Bisnis.com, JAKARTA - Meskipun sebagian eksportir batu bara telah mengubah atau sekadar menambah asuransinya dengan asuransi nasional, penerapan kewajiban asuransi nasional yang telah berlaku sejak 1 Februari 2019 dinilai masih perlu dikaji kembali.
Direktur Eksekutif Asosiasi Pertambangan Batubara Indonesia (APBI) Hendra Sinadia mengatakan dalam masa percobaan selama satu bulan ini, pemerintah sebenarnya telah aktif menjalin komunikasi dengan negara-negara importir seperti Jepang dan Korea Selatan dan dijadwalkan berlanjut dengan China dan India. Dengan proses sosialisasi yang masih berjalan, Hendra menilai kewajiban penggunaan asuransi nasional idealnya tidak langsung diterapkan.
"Harusnya jangan langsung diterapkan dan ada penundaan lagi karena waktunya mepet sekali," katanya, Rabu (27/2/2019).
Dia menuturkan jarak antara terbitnya petunjuk teknis yang dikeluarkan Kementerian Perdagangan dengan waktu penerapan pun sangat berdekatan. Menurutnya, hal tersebut mempersulit eksportir untuk melakukan persiapan.
Seperti diketahui, petunjuk teknis Dirjen Perdagangan Luar Negeri Kemendag mengenai beleid tersebut yang diterbitkan pada 16 Januari 2019 atau dua pekan sebelum kewajiban penggunaan asuransi nasional diterapkan pada 1 Februari 2019.

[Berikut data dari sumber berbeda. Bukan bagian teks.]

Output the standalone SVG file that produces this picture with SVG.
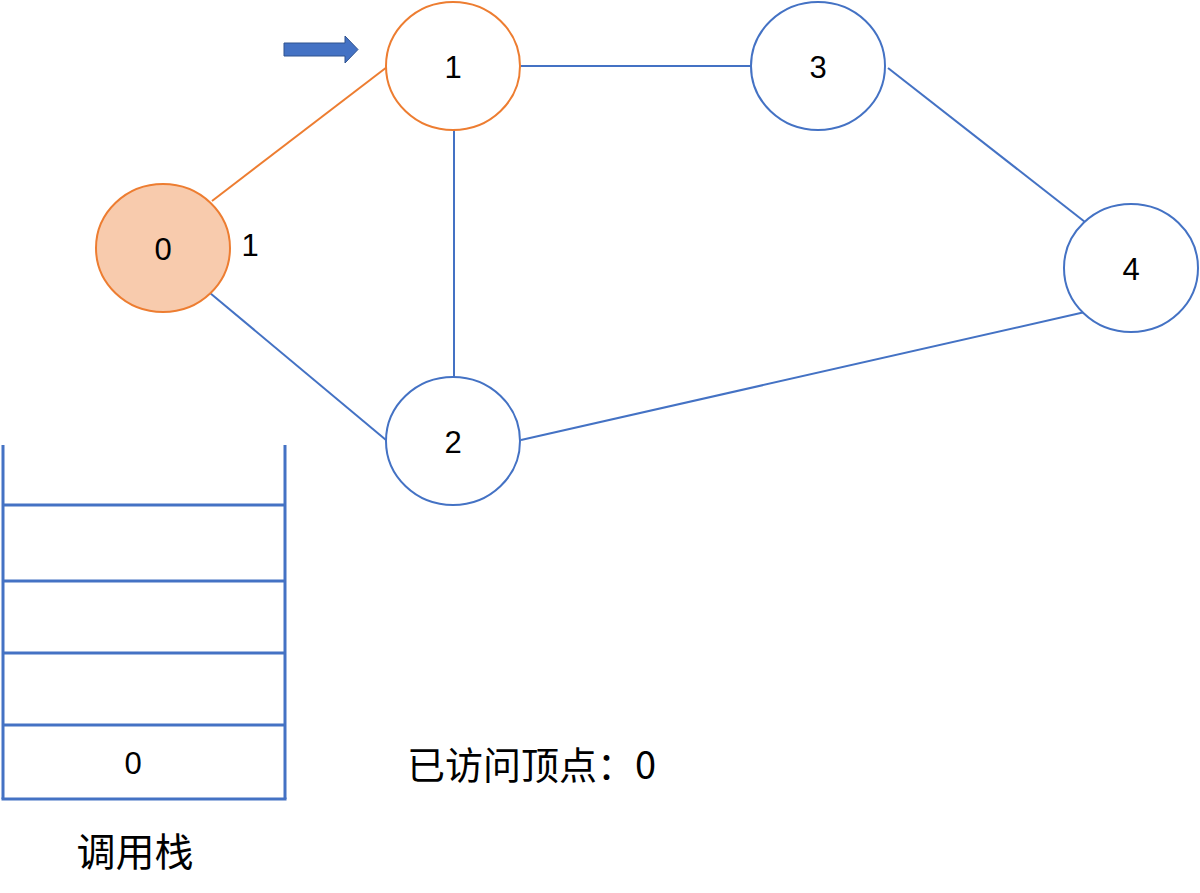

Sebelumnya, CEO PT Arutmin Indonesia Ido Hutabarat mengatakan sulit tidaknya kewajiban penggunaan asuransi tersebut sangat tergantung dari penjajakan yang tengah dilakukan para pembeli. Hal itu dikarenakan hampir seluruh transaksi ekspor dilakukan dengan skema FOB.

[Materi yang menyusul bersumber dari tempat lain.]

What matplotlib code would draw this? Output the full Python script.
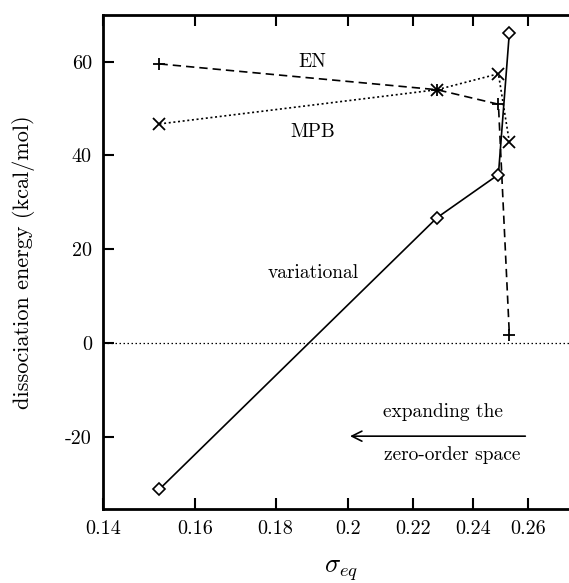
import matplotlib
matplotlib.use("Agg")
import matplotlib.pyplot as plt
from matplotlib.ticker import NullLocator

plt.rcParams['font.family'] = ['cmr10', 'DejaVu Serif']
plt.rcParams['mathtext.fontset'] = 'cm'
plt.rcParams['axes.unicode_minus'] = False

sigma = [0.152, 0.2277, 0.249, 0.253]
en = [59.5, 54.0, 50.9, 1.7]
mpb = [46.7, 54.0, 57.4, 42.8]
variational = [-31.2, 26.7, 35.9, 66.2]

xticks = [0.14, 0.16, 0.18, 0.2, 0.22, 0.24, 0.26]
xticklabels = ["0.14", "0.16", "0.18", "0.2", "0.22", "0.24", "0.26"]
yticks = [-20, 0, 20, 40, 60]
yticklabels = ["-20", "0", "20", "40", "60"]

fig = plt.figure(figsize=(5.69, 5.83), dpi=100)
ax = fig.add_axes([103/569, 1 - 509.3/583, (579 - 103)/569, (509.3 - 14.7)/583])
ax.set_xscale('log')
ax.set_xlim(0.14, 0.28)
ax.set_ylim(-35.5, 70)

ax.axhline(0, color='black', lw=0.9, ls=(0, (1.2, 2)))

ax.plot(sigma, en, color='black', lw=1.2, ls=(0, (5, 3)), marker='+', ms=9, mew=1.3)
ax.plot(sigma, mpb, color='black', lw=1.2, ls=(0, (1.2, 1.6)), marker='x', ms=8.5, mew=1.3)
ax.plot(sigma, variational, color='black', lw=1.2, ls='-', marker='D', ms=6.5, mew=1.2,
        mfc='white', mec='black')

ax.text(0.190, 60, "EN", ha='center', va='center', fontsize=14)
ax.text(0.190, 45.0, "MPB", ha='center', va='center', fontsize=14)
ax.text(0.190, 14.8, "variational", ha='center', va='center', fontsize=14)
ax.text(0.2297, -14.7, "expanding the", ha='center', va='center', fontsize=14)
ax.text(0.2327, -23.9, "zero-order space", ha='center', va='center', fontsize=14)
ax.annotate("", xy=(0.1998, -19.9), xytext=(0.26, -19.9),
            arrowprops=dict(arrowstyle='->', color='black', lw=1.2, mutation_scale=18))

ax.xaxis.set_minor_locator(NullLocator())
ax.set_xticks(xticks)
ax.set_xticklabels(xticklabels)
ax.set_yticks(yticks)
ax.set_yticklabels(yticklabels)
ax.tick_params(axis='both', direction='in', length=8, width=1.5, labelsize=14.5, pad=8)
ax.tick_params(axis='x', top=True)
ax.tick_params(axis='y', right=False)

for s in ['left', 'bottom', 'top']:
    ax.spines[s].set_linewidth(2)
ax.spines['right'].set_visible(False)

ax.set_xlabel(r"$\sigma_{eq}$", fontsize=19, labelpad=14)
ax.set_ylabel("dissociation energy (kcal/mol)", fontsize=16, labelpad=22)

fig.savefig("out.png", dpi=100)
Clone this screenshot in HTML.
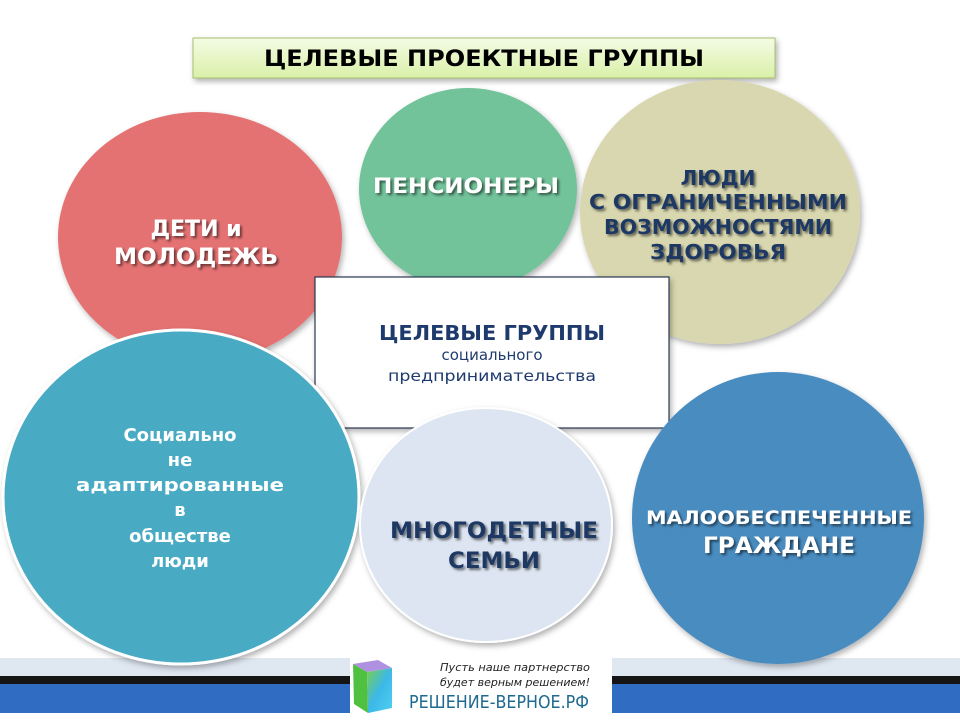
<!DOCTYPE html>
<html><head><meta charset="utf-8"><style>
html,body{margin:0;padding:0;background:#fff;}
svg{display:block;}
text{font-family:"DejaVu Sans","Liberation Sans",sans-serif;font-weight:bold;text-anchor:middle;}
</style></head><body>
<svg width="960" height="720" viewBox="0 0 960 720" xmlns="http://www.w3.org/2000/svg">
<defs>
<linearGradient id="tg" x1="0" y1="0" x2="0" y2="1"><stop offset="0" stop-color="#f4fbe4"/><stop offset="1" stop-color="#d9f0a8"/></linearGradient>
<filter id="sh" x="-20%" y="-20%" width="140%" height="140%"><feDropShadow dx="2" dy="3" stdDeviation="3" flood-color="#000" flood-opacity="0.3"/></filter>
<filter id="ts"><feDropShadow dx="2" dy="2" stdDeviation="1.2" flood-color="#000" flood-opacity="0.55"/></filter>
<linearGradient id="cube" x1="0" y1="0" x2="1" y2="1"><stop offset="0" stop-color="#7ad04a"/><stop offset="0.5" stop-color="#3cb8e8"/><stop offset="1" stop-color="#4fd0f0"/></linearGradient>
</defs>
<rect width="960" height="720" fill="#fff"/>
<!-- bottom bands -->
<rect x="0" y="658" width="960" height="18" fill="#dfe7f1"/>
<rect x="0" y="676" width="960" height="8" fill="#151515"/>
<rect x="0" y="684" width="960" height="29" fill="#306cc2"/>
<!-- title -->
<rect x="193" y="38" width="582" height="40" fill="url(#tg)" stroke="#a8c070" filter="url(#sh)"/>
<text x="484" y="66" font-size="22" fill="#000" textLength="440" lengthAdjust="spacingAndGlyphs">ЦЕЛЕВЫЕ  ПРОЕКТНЫЕ ГРУППЫ</text>
<!-- circles -->
<ellipse cx="200" cy="237" rx="142" ry="125" fill="#e57272" filter="url(#sh)"/>
<ellipse cx="468" cy="189" rx="109" ry="101" fill="#72c29a" filter="url(#sh)"/>
<ellipse cx="720" cy="212" rx="140" ry="132" fill="#d8d7af" filter="url(#sh)"/>
<rect x="315" y="277" width="354" height="151" fill="#fff" stroke="#2a3550" stroke-width="1.2" filter="url(#sh)"/>
<ellipse cx="181" cy="497" rx="178" ry="167" fill="#4aaac4" stroke="#fff" stroke-width="3" filter="url(#sh)"/>
<ellipse cx="486" cy="525" rx="126" ry="117" fill="#dce5f1" stroke="#fff" stroke-width="2" filter="url(#sh)"/>
<ellipse cx="778" cy="518" rx="146" ry="146" fill="#4a8cc0" filter="url(#sh)"/>
<!-- texts -->
<g fill="#fff" filter="url(#ts)">
<text x="196" y="236" font-size="22">ДЕТИ и</text>
<text x="196" y="264" font-size="22" textLength="164" lengthAdjust="spacingAndGlyphs">МОЛОДЕЖЬ</text>
<text x="466" y="193" font-size="21" textLength="186" lengthAdjust="spacingAndGlyphs">ПЕНСИОНЕРЫ</text>
<text x="779" y="524" font-size="19" textLength="266" lengthAdjust="spacingAndGlyphs">МАЛООБЕСПЕЧЕННЫЕ</text>
<text x="779" y="553" font-size="22" textLength="152" lengthAdjust="spacingAndGlyphs">ГРАЖДАНЕ</text>
</g>
<g fill="#1f3764" filter="url(#ts)">
<text x="718" y="185" font-size="20">ЛЮДИ</text>
<text x="718" y="209" font-size="20" textLength="258" lengthAdjust="spacingAndGlyphs">С ОГРАНИЧЕННЫМИ</text>
<text x="718" y="234" font-size="20" textLength="228" lengthAdjust="spacingAndGlyphs">ВОЗМОЖНОСТЯМИ</text>
<text x="718" y="259" font-size="20" textLength="136" lengthAdjust="spacingAndGlyphs">ЗДОРОВЬЯ</text>
<text x="494" y="538" font-size="22" textLength="208" lengthAdjust="spacingAndGlyphs">МНОГОДЕТНЫЕ</text>
<text x="494" y="568" font-size="22" textLength="92" lengthAdjust="spacingAndGlyphs">СЕМЬИ</text>
</g>
<text x="492" y="340" font-size="20" fill="#1f3b6e" textLength="226" lengthAdjust="spacingAndGlyphs">ЦЕЛЕВЫЕ ГРУППЫ</text>
<text x="492" y="360" font-size="15" fill="#1f3b6e" font-weight="normal" style="font-weight:normal">социального</text>
<text x="492" y="381" font-size="15" fill="#1f3b6e" style="font-weight:normal" textLength="208" lengthAdjust="spacingAndGlyphs">предпринимательства</text>
<g fill="#fff">
<text x="180" y="441" font-size="18">Социально</text>
<text x="180" y="466" font-size="18">не</text>
<text x="180" y="491" font-size="18" textLength="208" lengthAdjust="spacingAndGlyphs">адаптированные</text>
<text x="180" y="516" font-size="18">в</text>
<text x="180" y="542" font-size="18">обществе</text>
<text x="180" y="567" font-size="18">люди</text>
</g>
<!-- logo -->
<rect x="350" y="658" width="262" height="55" fill="#fff"/>
<polygon points="353,664 378,660 392,668 367,672" fill="#b090e0"/>
<polygon points="353,664 367,672 368,713 354,704" fill="#50c040"/>
<polygon points="367,672 392,668 392,708 368,713" fill="url(#cube)"/>
<text x="515" y="671" font-size="11" fill="#222" style="font-weight:normal;font-style:italic" textLength="150" lengthAdjust="spacingAndGlyphs">Пусть наше партнерство</text>
<text x="515" y="686" font-size="11" fill="#222" style="font-weight:normal;font-style:italic" textLength="150" lengthAdjust="spacingAndGlyphs">будет верным решением!</text>
<text x="499" y="708" font-size="18" fill="#1f6a90" style="font-weight:normal" textLength="180" lengthAdjust="spacingAndGlyphs">РЕШЕНИЕ-ВЕРНОЕ.РФ</text>
</svg>
</body></html>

"Yang harus mengasuransikan kan pembeli. Rata-rata mereka sudah mulai menjajaki lah dengan asuransi nasional," ujarnya.
Seperti diketahui, Permendag No. 82/2017 mewajibkan penggunaan kapal dan asuransi nasional untuk ekspor batu bara dan CPO dengan tujuan mendorong industri asuransi dan logistik nasional. Beleid yang diundangkan pada 31 Oktober 2017 itu awalnya akan dijalankan secara efektif enam bulan setelah terbit, yakni 1 Mei 2018.